● What to work on
Answer with one number: how many lines have "that".

● The records
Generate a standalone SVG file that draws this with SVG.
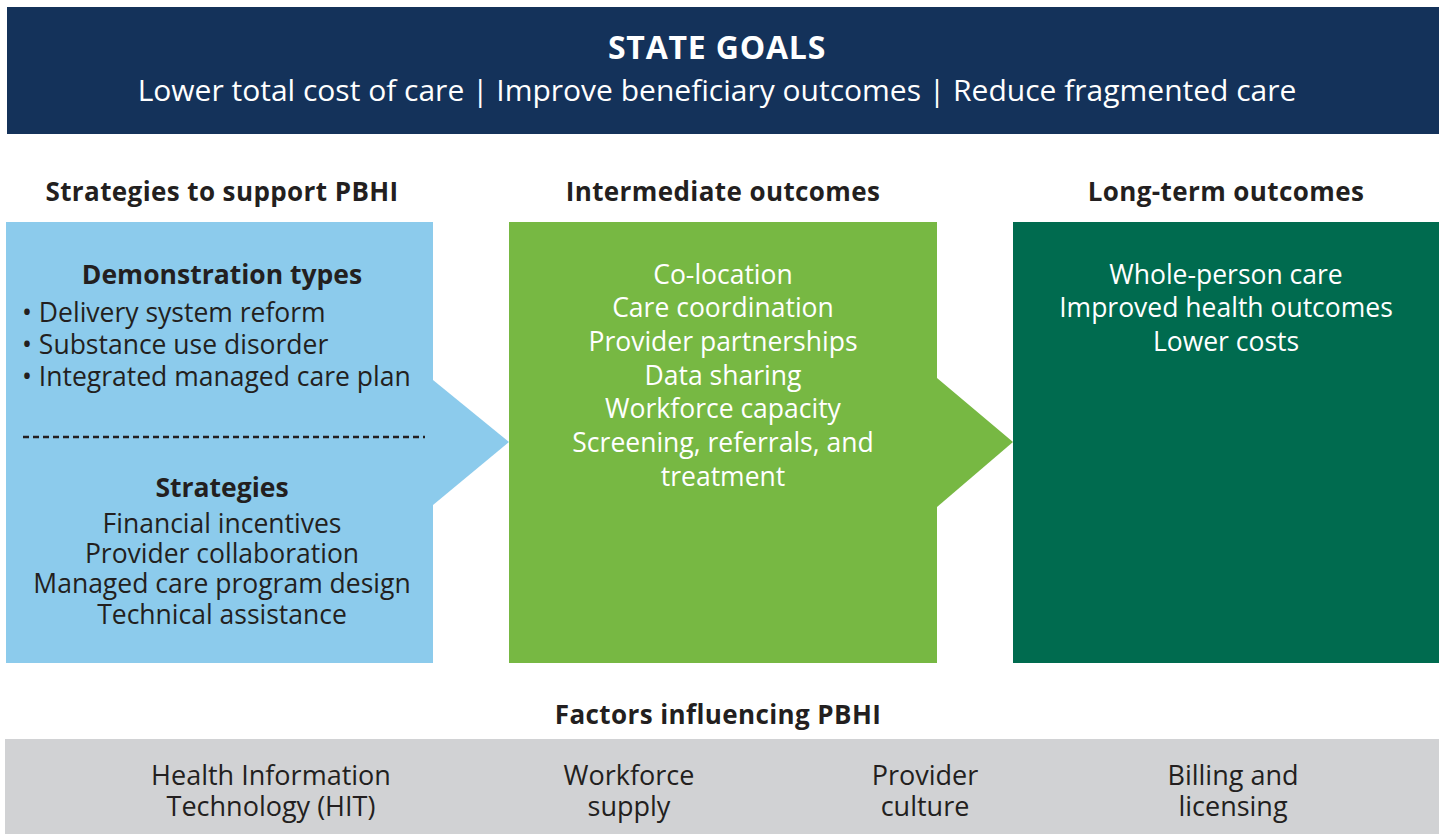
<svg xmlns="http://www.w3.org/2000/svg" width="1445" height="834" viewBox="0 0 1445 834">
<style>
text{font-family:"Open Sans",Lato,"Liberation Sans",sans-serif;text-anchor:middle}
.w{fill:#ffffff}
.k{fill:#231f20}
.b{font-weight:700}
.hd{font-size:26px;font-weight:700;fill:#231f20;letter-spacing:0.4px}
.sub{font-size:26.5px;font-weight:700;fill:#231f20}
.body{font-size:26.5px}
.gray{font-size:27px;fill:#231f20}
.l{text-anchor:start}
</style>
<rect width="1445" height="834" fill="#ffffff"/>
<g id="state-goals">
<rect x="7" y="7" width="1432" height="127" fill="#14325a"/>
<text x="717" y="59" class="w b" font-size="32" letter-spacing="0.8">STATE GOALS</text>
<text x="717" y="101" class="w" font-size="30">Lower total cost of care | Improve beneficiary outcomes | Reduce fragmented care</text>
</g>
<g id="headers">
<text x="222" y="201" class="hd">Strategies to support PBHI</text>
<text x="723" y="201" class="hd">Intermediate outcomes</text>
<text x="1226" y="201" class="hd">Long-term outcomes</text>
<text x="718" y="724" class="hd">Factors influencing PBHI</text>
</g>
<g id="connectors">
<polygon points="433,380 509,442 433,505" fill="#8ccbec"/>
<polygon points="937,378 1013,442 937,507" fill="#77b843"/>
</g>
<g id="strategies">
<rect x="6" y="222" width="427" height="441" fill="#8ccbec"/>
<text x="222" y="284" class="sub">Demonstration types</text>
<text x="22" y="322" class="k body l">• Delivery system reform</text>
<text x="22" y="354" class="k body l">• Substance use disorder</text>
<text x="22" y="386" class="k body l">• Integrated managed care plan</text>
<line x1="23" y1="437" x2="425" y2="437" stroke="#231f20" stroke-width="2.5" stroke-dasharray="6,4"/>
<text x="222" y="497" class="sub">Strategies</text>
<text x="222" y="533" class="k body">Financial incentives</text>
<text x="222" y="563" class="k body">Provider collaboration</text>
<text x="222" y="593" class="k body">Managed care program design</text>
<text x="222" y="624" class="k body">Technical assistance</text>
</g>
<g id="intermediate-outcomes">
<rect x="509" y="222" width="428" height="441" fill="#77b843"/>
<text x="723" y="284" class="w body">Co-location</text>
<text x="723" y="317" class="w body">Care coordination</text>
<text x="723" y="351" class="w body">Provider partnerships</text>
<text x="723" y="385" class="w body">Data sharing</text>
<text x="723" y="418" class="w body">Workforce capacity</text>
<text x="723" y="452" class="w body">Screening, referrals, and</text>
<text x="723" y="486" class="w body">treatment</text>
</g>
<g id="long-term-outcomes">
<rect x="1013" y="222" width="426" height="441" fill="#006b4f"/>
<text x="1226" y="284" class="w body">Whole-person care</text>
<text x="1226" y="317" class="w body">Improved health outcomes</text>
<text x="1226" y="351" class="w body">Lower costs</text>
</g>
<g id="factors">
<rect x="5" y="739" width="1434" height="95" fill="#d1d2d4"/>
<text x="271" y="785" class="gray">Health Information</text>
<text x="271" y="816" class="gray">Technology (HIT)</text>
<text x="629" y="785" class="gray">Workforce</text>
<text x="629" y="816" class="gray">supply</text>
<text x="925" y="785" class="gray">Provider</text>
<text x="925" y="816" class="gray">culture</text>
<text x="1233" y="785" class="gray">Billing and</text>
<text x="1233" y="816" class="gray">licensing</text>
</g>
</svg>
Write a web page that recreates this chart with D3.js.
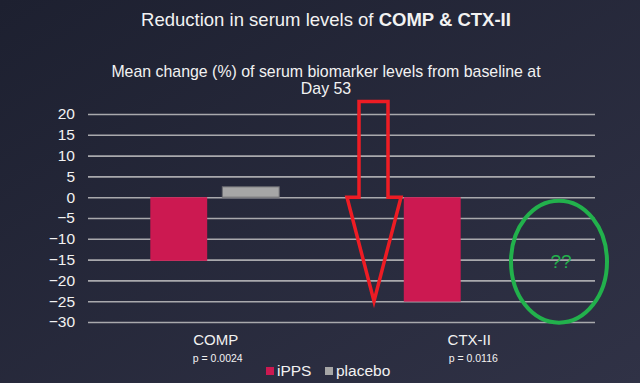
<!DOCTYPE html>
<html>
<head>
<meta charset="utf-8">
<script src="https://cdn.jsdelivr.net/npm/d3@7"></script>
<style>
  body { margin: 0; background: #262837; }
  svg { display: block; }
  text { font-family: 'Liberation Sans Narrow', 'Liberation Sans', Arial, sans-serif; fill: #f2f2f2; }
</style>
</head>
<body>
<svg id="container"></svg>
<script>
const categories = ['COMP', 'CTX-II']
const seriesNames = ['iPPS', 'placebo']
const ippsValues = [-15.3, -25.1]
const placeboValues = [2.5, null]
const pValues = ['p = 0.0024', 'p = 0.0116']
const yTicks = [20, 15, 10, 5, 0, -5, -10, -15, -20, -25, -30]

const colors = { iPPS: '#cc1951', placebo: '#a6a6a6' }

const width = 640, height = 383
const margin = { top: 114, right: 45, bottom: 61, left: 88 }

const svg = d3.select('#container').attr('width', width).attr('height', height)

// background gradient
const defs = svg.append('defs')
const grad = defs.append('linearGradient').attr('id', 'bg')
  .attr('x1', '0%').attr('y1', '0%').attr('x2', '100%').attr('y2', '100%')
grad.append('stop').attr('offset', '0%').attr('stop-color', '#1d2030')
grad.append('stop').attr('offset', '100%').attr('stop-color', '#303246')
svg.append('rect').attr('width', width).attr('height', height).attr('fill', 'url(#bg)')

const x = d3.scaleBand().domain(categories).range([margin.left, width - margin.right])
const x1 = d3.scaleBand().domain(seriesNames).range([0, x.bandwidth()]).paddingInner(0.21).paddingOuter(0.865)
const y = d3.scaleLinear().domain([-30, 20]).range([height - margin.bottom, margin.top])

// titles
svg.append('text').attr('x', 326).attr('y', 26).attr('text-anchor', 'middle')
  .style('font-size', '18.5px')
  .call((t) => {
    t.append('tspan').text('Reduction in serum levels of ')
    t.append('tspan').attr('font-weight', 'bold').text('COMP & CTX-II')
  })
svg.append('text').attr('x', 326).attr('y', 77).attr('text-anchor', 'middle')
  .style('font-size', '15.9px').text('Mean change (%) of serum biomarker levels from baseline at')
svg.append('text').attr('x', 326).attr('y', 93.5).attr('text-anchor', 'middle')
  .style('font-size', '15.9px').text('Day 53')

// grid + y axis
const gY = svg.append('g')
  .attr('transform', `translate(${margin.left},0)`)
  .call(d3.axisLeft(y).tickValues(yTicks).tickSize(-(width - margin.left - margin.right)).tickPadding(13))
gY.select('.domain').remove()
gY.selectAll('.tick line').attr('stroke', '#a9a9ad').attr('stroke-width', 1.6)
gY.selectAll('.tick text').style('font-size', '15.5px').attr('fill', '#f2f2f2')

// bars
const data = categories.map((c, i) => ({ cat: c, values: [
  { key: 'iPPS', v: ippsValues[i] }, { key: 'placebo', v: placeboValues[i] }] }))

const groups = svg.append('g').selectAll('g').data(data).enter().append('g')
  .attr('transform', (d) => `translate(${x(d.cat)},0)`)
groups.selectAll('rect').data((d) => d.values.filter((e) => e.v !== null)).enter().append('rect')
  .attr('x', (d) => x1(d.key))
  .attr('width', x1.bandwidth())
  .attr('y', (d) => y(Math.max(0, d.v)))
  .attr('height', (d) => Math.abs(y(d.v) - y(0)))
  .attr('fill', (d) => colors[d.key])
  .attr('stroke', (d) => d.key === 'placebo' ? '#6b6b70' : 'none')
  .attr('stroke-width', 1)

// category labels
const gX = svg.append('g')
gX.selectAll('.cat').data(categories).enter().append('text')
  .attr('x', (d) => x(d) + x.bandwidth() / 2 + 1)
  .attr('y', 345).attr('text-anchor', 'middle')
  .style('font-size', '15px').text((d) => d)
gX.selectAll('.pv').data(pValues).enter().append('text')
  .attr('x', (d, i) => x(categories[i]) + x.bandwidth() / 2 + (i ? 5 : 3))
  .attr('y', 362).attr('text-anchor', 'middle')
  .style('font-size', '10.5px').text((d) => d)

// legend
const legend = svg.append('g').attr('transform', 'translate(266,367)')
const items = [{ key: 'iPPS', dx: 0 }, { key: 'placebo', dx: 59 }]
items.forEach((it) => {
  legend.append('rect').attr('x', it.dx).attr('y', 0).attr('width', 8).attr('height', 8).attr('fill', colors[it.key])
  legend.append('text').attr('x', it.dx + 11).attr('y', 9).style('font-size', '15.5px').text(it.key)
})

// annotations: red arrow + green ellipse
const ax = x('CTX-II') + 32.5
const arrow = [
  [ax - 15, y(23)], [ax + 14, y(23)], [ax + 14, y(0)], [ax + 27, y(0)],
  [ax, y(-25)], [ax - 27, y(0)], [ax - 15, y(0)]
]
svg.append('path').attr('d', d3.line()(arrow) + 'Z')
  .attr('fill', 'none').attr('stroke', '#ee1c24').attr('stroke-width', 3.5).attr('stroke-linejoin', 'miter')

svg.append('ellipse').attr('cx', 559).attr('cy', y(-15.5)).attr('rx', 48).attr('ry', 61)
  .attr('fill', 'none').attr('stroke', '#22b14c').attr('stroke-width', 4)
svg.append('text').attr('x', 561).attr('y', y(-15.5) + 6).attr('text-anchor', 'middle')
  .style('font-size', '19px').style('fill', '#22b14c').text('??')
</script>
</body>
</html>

● Answer below
2